The Chicago, Milwaukee and Saint Paul Railroad Depot is located in New Glarus, Wisconsin. It was added to the National Register of Historic Places in 2000.

New Glarus was settled in 1845 by Swiss immigrants from the Canton of Glarus, with many farming. The wagon roads were not good at that time, and it was not easy to get New Glarus' goods (wheat, cheese) to market, especially during wet periods. In 1856 the Milwaukee and Mississippi Railroad reached Brodhead, and Monroe the following year, but New Glarus was still 20 miles from a railroad. By 1880 the Milwaukee Road had bought rights to this corridor and constructed a spur from Brodhead to Albany, but it was still 16 miles from New Glarus. In 1884 the Town of New Glarus had 18 cheese factories. New Glarus offered $20,000 to the Milwaukee Road to build a track to town, but the railroad wanted a $40,000 contribution for that favor.

In 1886, the Chicago, Madison and Northern Railroad started building a competing line which missed New Glarus by four miles. Concerned about the competition, the Milwaukee Road finally extended its line from Brodhead, making New Glarus its new terminus. Construction of the new 16-mile segment began in the spring of 1887 and was completed by the end of August. Two trains ran per day, with depots at Albany, Monticello, and New Glarus. At New Glarus, the Milwaukee Road built a turntable, an engine house, stockyards, and other structures along with the depot.

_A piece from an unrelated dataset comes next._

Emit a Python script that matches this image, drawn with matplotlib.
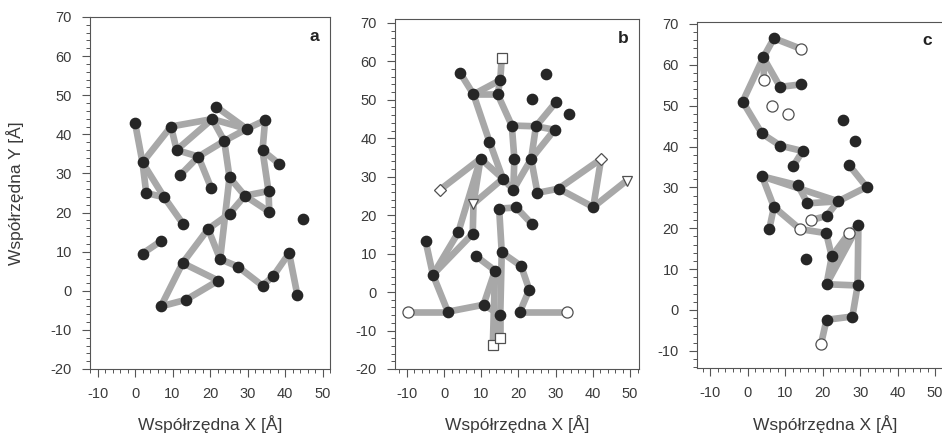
import matplotlib
matplotlib.use('Agg')
import matplotlib.pyplot as plt
from matplotlib.ticker import MultipleLocator

plt.rcParams['font.family'] = ['Liberation Sans', 'DejaVu Sans']
plt.rcParams['axes.unicode_minus'] = False

# panel a: all filled atoms
a_x = [0.0, 2.0, 3.0, 7.8, 12.8, 2.0, 6.9, 9.6, 11.1, 12.1, 16.9, 20.3, 20.6, 21.6, 23.8, 29.8, 34.7, 34.0,
       38.5, 25.2, 29.3, 35.6, 35.8, 25.2, 19.5, 44.8, 12.7, 22.7, 27.4, 22.2, 34.0, 36.9, 41.1, 43.3, 13.6, 6.9]
a_y = [43.0, 32.8, 25.0, 23.9, 17.1, 9.5, 12.7, 42.0, 36.0, 29.6, 34.3, 26.3, 43.9, 47.1, 38.3, 41.4, 43.6, 35.9,
       32.4, 29.0, 24.3, 25.5, 20.2, 19.7, 15.8, 18.4, 7.1, 8.1, 6.2, 2.6, 1.3, 3.8, 9.6, -1.1, -2.3, -4.0]
a_kind = ['f'] * len(a_x)
a_bonds = [(0, 1), (1, 2), (1, 3), (2, 3), (3, 4), (1, 7), (7, 8), (7, 12), (8, 12), (8, 10), (9, 10), (10, 14),
           (10, 11), (12, 14), (13, 15), (12, 15), (14, 15), (15, 16), (16, 17), (17, 18), (17, 21), (21, 22),
           (20, 21), (20, 22), (19, 20), (14, 19), (19, 27), (23, 20), (23, 24), (24, 27), (24, 26), (26, 35),
           (26, 29), (29, 34), (34, 35), (27, 28), (28, 30), (30, 31), (31, 32), (32, 33), (5, 6)]

# panel b: filled atoms + open end markers
b_x = [4.3, 15.1, 7.9, 14.4, 27.4, 23.7, 30.0, 33.7, 18.2, 24.7, 29.7, 12.2, 9.8, 18.9, 23.4, 15.8, 18.6, 25.1,
       30.8, 40.1, 14.8, 19.4, 23.6, 3.8, 7.7, -5.0, 15.5, 8.5, 20.7, 13.7, -3.0, 22.9, 1.0, 10.6, 15.1, 20.4,
       -9.8, 33.1, 15.5, 13.1, 15.1, -1.1, 42.2, 7.9, 49.1]
b_y = [57.0, 55.1, 51.4, 51.4, 56.8, 50.2, 49.3, 46.4, 43.3, 43.1, 42.2, 39.1, 34.7, 34.6, 34.6, 29.5, 26.6, 25.8,
       26.9, 22.1, 21.7, 22.0, 17.7, 15.5, 15.2, 13.4, 10.3, 9.4, 6.8, 5.6, 4.5, 0.6, -5.1, -3.3, -5.9, -5.1,
       -5.1, -5.1, 60.9, -13.8, -12.0, 26.6, 34.6, 23.0, 29.0]
b_kind = ['f'] * 36 + ['o', 'o', 's', 's', 's', 'D', 'D', 'v', 'v']
b_bonds = [(0, 2), (2, 1), (2, 3), (1, 38), (1, 3), (2, 11), (11, 15), (3, 8), (8, 9), (8, 13), (13, 16), (9, 6),
           (9, 10), (9, 14), (14, 10), (14, 17), (14, 16), (17, 18), (18, 19), (18, 42), (42, 19), (19, 44),
           (15, 16), (15, 12), (15, 43), (12, 41), (12, 43), (12, 23), (23, 30), (24, 30), (43, 24), (30, 25),
           (30, 32), (32, 36), (32, 33), (33, 34), (34, 39), (34, 40), (20, 21), (21, 22), (20, 26), (26, 34),
           (26, 28), (28, 31), (31, 35), (35, 37), (29, 27), (29, 33), (29, 39)]

# panel c
c_x = [6.95, 4.1, 8.6, 14.1, -1.4, 3.7, 8.7, 14.6, 12.1, 25.3, 28.6, 26.9, 31.7, 3.8, 13.4, 15.9, 24.1, 21.0,
       6.95, 5.7, 20.9, 29.5, 15.4, 22.4, 21.0, 29.3, 21.0, 27.9,
       14.2, 4.3, 6.3, 10.6, 16.8, 13.9, 27.0, 19.5]
c_y = [66.5, 61.8, 54.6, 55.2, 51.0, 43.2, 40.2, 38.9, 35.2, 46.6, 41.4, 35.6, 30.1, 32.7, 30.5, 26.1, 26.6, 23.0,
       25.2, 19.8, 18.8, 20.7, 12.4, 13.1, 6.3, 6.0, -2.4, -1.6,
       63.9, 56.3, 49.9, 47.9, 22.0, 19.8, 18.8, -8.4]
c_kind = ['f'] * 28 + ['o'] * 8
c_bonds = [(0, 28), (0, 1), (1, 29), (1, 2), (2, 3), (1, 4), (4, 5), (5, 6), (6, 7), (7, 8), (11, 12), (12, 16),
           (13, 14), (13, 16), (14, 15), (15, 16), (16, 17), (17, 32), (13, 18), (18, 19), (18, 33), (33, 20),
           (20, 23), (23, 34), (23, 24), (24, 21), (24, 34), (21, 25), (34, 21), (24, 25), (25, 27), (27, 26),
           (26, 35)]

TXT = '#3a3a3a'
EDGE = '#555555'


def draw(ax, xs, ys, kinds, bonds, letter, xlim, ylim):
    for i, j in bonds:
        ax.plot([xs[i], xs[j]], [ys[i], ys[j]], color='#a8a8a8', lw=4.8, solid_capstyle='butt', zorder=1)
    for k in range(len(xs)):
        if kinds[k] == 'f':
            ax.plot(xs[k], ys[k], 'o', ms=7.4, mfc='#262626', mec='#262626', zorder=3)
        else:
            size = {'o': 8.0, 's': 6.6, 'D': 6.4, 'v': 7.4}[kinds[k]]
            ax.plot(xs[k], ys[k], kinds[k], ms=size, mfc='white', mec='#505050', mew=0.9, zorder=3)
    ax.set_xlim(*xlim)
    ax.set_ylim(*ylim)
    ax.xaxis.set_major_locator(MultipleLocator(10))
    ax.xaxis.set_minor_locator(MultipleLocator(2))
    ax.yaxis.set_major_locator(MultipleLocator(10))
    ax.yaxis.set_minor_locator(MultipleLocator(2))
    ax.tick_params(which='major', direction='out', length=5.5, width=0.8, color=EDGE, labelcolor=TXT,
                   labelsize=10.5, pad=7.5)
    ax.tick_params(which='minor', direction='out', length=3, width=0.7, color=EDGE)
    for s in ax.spines.values():
        s.set_color(EDGE)
        s.set_linewidth(0.8)
    ax.text(0.935, 0.945, letter, transform=ax.transAxes, fontsize=12.5, fontweight='bold', color='#222222',
            ha='center', va='center')
    ax.set_xlabel('Współrzędna X [Å]', fontsize=12.5, color=TXT)


fig = plt.figure(figsize=(9.42, 4.37), dpi=100)
W, H = 942., 437.

ax1 = fig.add_axes([90 / W, 1 - 369 / H, 240 / W, 352 / H])
draw(ax1, a_x, a_y, a_kind, a_bonds, 'a', (-12, 52), (-20, 70))
ax1.set_ylabel('Współrzędna Y [Å]', fontsize=12.5, color=TXT)
ax1.yaxis.set_label_coords(-0.275, 0.5)
ax1.xaxis.set_label_coords(0.5, -0.131)

ax2 = fig.add_axes([395 / W, 1 - 369 / H, 244 / W, 350 / H])
draw(ax2, b_x, b_y, b_kind, b_bonds, 'b', (-13.2, 52.4), (-20, 71))
ax2.xaxis.set_label_coords(0.5, -0.131)

ax3 = fig.add_axes([697 / W, 1 - 368 / H, 246 / W, 346.5 / H])
draw(ax3, c_x, c_y, c_kind, c_bonds, 'c', (-13.6, 52.1), (-14.2, 70.6))
ax3.xaxis.set_label_coords(0.52, -0.1356)

fig.savefig('out.png', dpi=100)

The depot generally follows one of the standard plans used by the Milwaukee Road at that time for depots in smallish towns. It is a combination depot, built to handle both passenger service and freight service. The building is wooden, with Late Victorian trim. The passenger end contained a waiting room, two bathrooms, and an agent's room with ticket window. Above the passenger end, the second story contained living quarters, with a kitchen, living room, and bedrooms. The depot's original cost was $8,000.

After the railroad reached town there was a little burst of growth, but not the boom that some other communities saw, likely due to the depressions of the 1890s, but things soon picked up and the railroad served New Glarus for many years, until the automobile bled away most of its business and the Milwaukee Road abandoned the line to New Glarus in 1972.

Currently, the building houses the New Glarus Chamber of Commerce office and the Sugar River State Trail office, as well as a visitors center.